Three United Nations agencies have sent a seven-truck relief convoy from the capital of the Central African Republic (CAR) to the troubled northeast of the country, where recent rebel attacks on villages and clashes with Government forces have displaced hundreds of thousands of people and sparked a widening humanitarian crisis.
The convoy, organized by the UN Children’s Fund (UNICEF), the UN Food and Agriculture Organization (FAO) and the UN World Food Programme (WFP) in collaboration with the French non-governmental organization (NGO) Triangle Generation, left Bangui on Saturday.
Triangle Generation will distribute the supplies to populations around the towns of Birao, Ouanda and Djalle, which were some of the hardest hit in recent rebel attacks.
Last month, almost the entire population of 14,000 people fled Birao following the attack by the Union of Democratic Forces for Unity (UFDR), in which more than 700 houses were burned and vital stocks of food and seeds for the upcoming planting season were destroyed. The burning of houses by rebels and other militants has become a widespread tactic in the CAR.

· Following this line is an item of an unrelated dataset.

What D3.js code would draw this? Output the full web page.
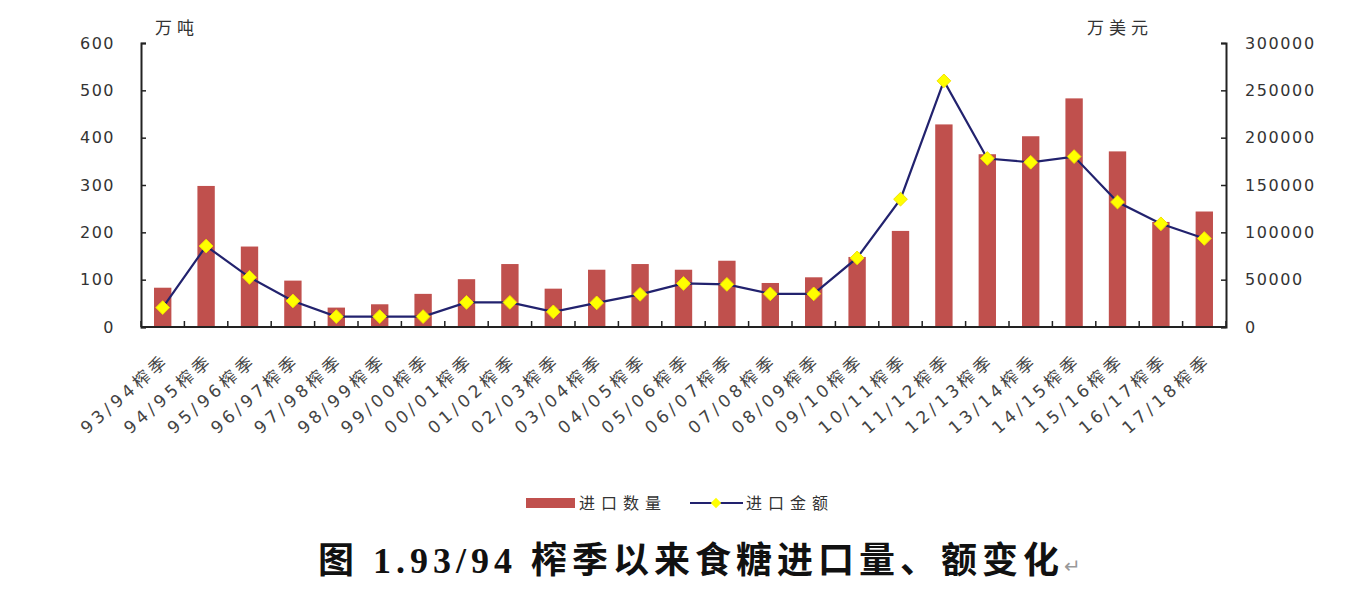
<!DOCTYPE html>
<html>
<head>
<meta charset="utf-8">
<script src="https://cdn.jsdelivr.net/npm/d3@7/dist/d3.min.js"></script>
<style>
  html, body { margin: 0; padding: 0; background: #fff; }
  svg { display: block; }
</style>
</head>
<body>
<svg id="chart" width="1368" height="599"></svg>
<script>
// ---- data ----
const categories = ["93/94榨季","94/95榨季","95/96榨季","96/97榨季","97/98榨季","98/99榨季","99/00榨季","00/01榨季","01/02榨季","02/03榨季","03/04榨季","04/05榨季","05/06榨季","06/07榨季","07/08榨季","08/09榨季","09/10榨季","10/11榨季","11/12榨季","12/13榨季","13/14榨季","14/15榨季","15/16榨季","16/17榨季","17/18榨季"];
const importQty = [83, 298, 170, 98, 41, 48, 70, 101, 133, 81, 121, 133, 121, 140, 93, 105, 148, 203, 428, 365, 403, 483, 371, 222, 244];
const importValue = [20500, 85500, 52500, 27500, 11000, 11000, 11000, 26000, 26000, 16000, 25500, 34500, 46000, 45000, 35000, 35000, 73000, 135000, 260000, 178000, 174000, 180000, 132000, 109000, 93500];
const leftTicks = [0, 100, 200, 300, 400, 500, 600];
const rightTicks = [0, 50000, 100000, 150000, 200000, 250000, 300000];
const seriesNames = ["进口数量", "进口金额"];
const leftUnit = "万吨";
const rightUnit = "万美元";
const titleText = "图 1.93/94 榨季以来食糖进口量、额变化";

// ---- layout ----
const svg = d3.select("#chart");
const X0 = 141, X1 = 1226, Y0 = 327, Y1 = 43;
const barColor = "#C0504D";
const lineColor = "#22226E";
const axisColor = "#222";
const textColor = "#333";
const sansFont = "'DejaVu Sans', 'Noto Sans CJK SC', sans-serif";

const x = d3.scaleBand().domain(categories).range([X0, X1]).paddingInner(0.6).paddingOuter(0.3);
const xb = d3.scaleBand().domain(categories).range([X0, X1]);
const yL = d3.scaleLinear().domain([0, 600]).range([Y0, Y1]);
const yR = d3.scaleLinear().domain([0, 300000]).range([Y0, Y1]);

// bars
svg.append("g").selectAll("rect").data(categories).join("rect")
  .attr("x", d => x(d))
  .attr("width", x.bandwidth())
  .attr("y", (d, i) => yL(importQty[i]))
  .attr("height", (d, i) => Y0 - yL(importQty[i]))
  .attr("fill", barColor);

// left axis
const gL = svg.append("g").attr("transform", `translate(${X0},0)`)
  .call(d3.axisLeft(yL).tickValues(leftTicks).tickSize(-5).tickPadding(26).tickFormat(d3.format("d")));
gL.select(".domain").attr("stroke", axisColor).attr("stroke-width", 2);
gL.selectAll(".tick line").attr("stroke", axisColor).attr("stroke-width", 1.5);
gL.selectAll("text").attr("font-family", sansFont).attr("font-size", 16).attr("fill", textColor)
  .attr("letter-spacing", 1.5);

// right axis
const gR = svg.append("g").attr("transform", `translate(${X1},0)`)
  .call(d3.axisRight(yR).tickValues(rightTicks).tickSize(-5).tickPadding(19).tickFormat(d3.format("d")));
gR.select(".domain").attr("stroke", axisColor).attr("stroke-width", 2);
gR.selectAll(".tick line").attr("stroke", axisColor).attr("stroke-width", 1.5);
gR.selectAll("text").attr("font-family", sansFont).attr("font-size", 16).attr("fill", textColor)
  .attr("letter-spacing", 1.6);

// x axis line + ticks at band boundaries
const bounds = categories.map(c => xb(c)).concat([X1]);
svg.append("line").attr("x1", X0).attr("x2", X1).attr("y1", Y0).attr("y2", Y0)
  .attr("stroke", axisColor).attr("stroke-width", 2);
svg.append("g").selectAll("line").data(bounds).join("line")
  .attr("x1", d => d).attr("x2", d => d).attr("y1", Y0).attr("y2", Y0 - 6)
  .attr("stroke", axisColor).attr("stroke-width", 1.5);

// x labels
svg.append("g").selectAll("text").data(categories).join("text")
  .attr("transform", d => `translate(${xb(d) + xb.bandwidth() / 2 + 8},${Y0 + 35}) rotate(-41)`)
  .attr("text-anchor", "end")
  .attr("font-family", sansFont)
  .attr("font-size", 17)
  .attr("letter-spacing", 4)
  .attr("fill", "#444")
  .text(d => d);

// line series
const cx = d => xb(d) + xb.bandwidth() / 2;
const line = d3.line().x(d => cx(d)).y((d, i) => yR(importValue[i]));
svg.append("path").datum(categories).attr("d", line)
  .attr("fill", "none").attr("stroke", lineColor).attr("stroke-width", 2.2);
const diamond = d3.symbol().type(d3.symbolDiamond2).size(120);
svg.append("g").selectAll("path").data(categories).join("path")
  .attr("d", diamond)
  .attr("transform", (d, i) => `translate(${cx(d)},${yR(importValue[i])})`)
  .attr("fill", "#FFFF00").attr("stroke", "#F2E200").attr("stroke-width", 1);

// unit labels
svg.append("text").attr("x", 155).attr("y", 34).attr("font-family", sansFont)
  .attr("font-size", 17).attr("letter-spacing", 5).attr("fill", textColor).text(leftUnit);
svg.append("text").attr("x", 1087).attr("y", 34).attr("font-family", sansFont)
  .attr("font-size", 17).attr("letter-spacing", 5).attr("fill", textColor).text(rightUnit);

// legend
const lg = svg.append("g");
lg.append("rect").attr("x", 526).attr("y", 498).attr("width", 49).attr("height", 10).attr("fill", barColor);
lg.append("text").attr("x", 579).attr("y", 509).attr("font-family", sansFont).attr("font-size", 16)
  .attr("letter-spacing", 6).attr("fill", textColor).text(seriesNames[0]);
lg.append("line").attr("x1", 690).attr("x2", 743).attr("y1", 503).attr("y2", 503)
  .attr("stroke", lineColor).attr("stroke-width", 2);
lg.append("path").attr("d", d3.symbol().type(d3.symbolDiamond2).size(70)())
  .attr("transform", "translate(716,503)").attr("fill", "#FFFF00");
lg.append("text").attr("x", 746).attr("y", 509).attr("font-family", sansFont).attr("font-size", 16)
  .attr("letter-spacing", 6).attr("fill", textColor).text(seriesNames[1]);

// title
const t = svg.append("text").attr("x", 318).attr("y", 573)
  .attr("font-family", "'Liberation Serif', 'Noto Sans CJK SC', serif")
  .attr("font-weight", "bold").attr("font-size", 36).attr("letter-spacing", 5).attr("fill", "#111");
t.append("tspan").text(titleText);
t.append("tspan").attr("font-size", 20).attr("font-weight", "normal").attr("fill", "#999")
  .attr("letter-spacing", 0).text("↵");
</script>
</body>
</html>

The convoy is part of follow-up efforts to an inter-agency assessment mission to Birao and surrounding areas at the end of last month.
Nearly 300,000 Central Africans have had to flee their homes over the past year, either to become internally displaced or to live as refugees in neighbouring countries, because of the escalating fighting, banditry and rebel attacks. Many people are living in the open bush, too afraid to return to their former homes.
The UN has so far received just over $17 million of the $54.5 million it is appealing for to fund humanitarian relief work across the CAR, one of the world’s poorest countries, this year.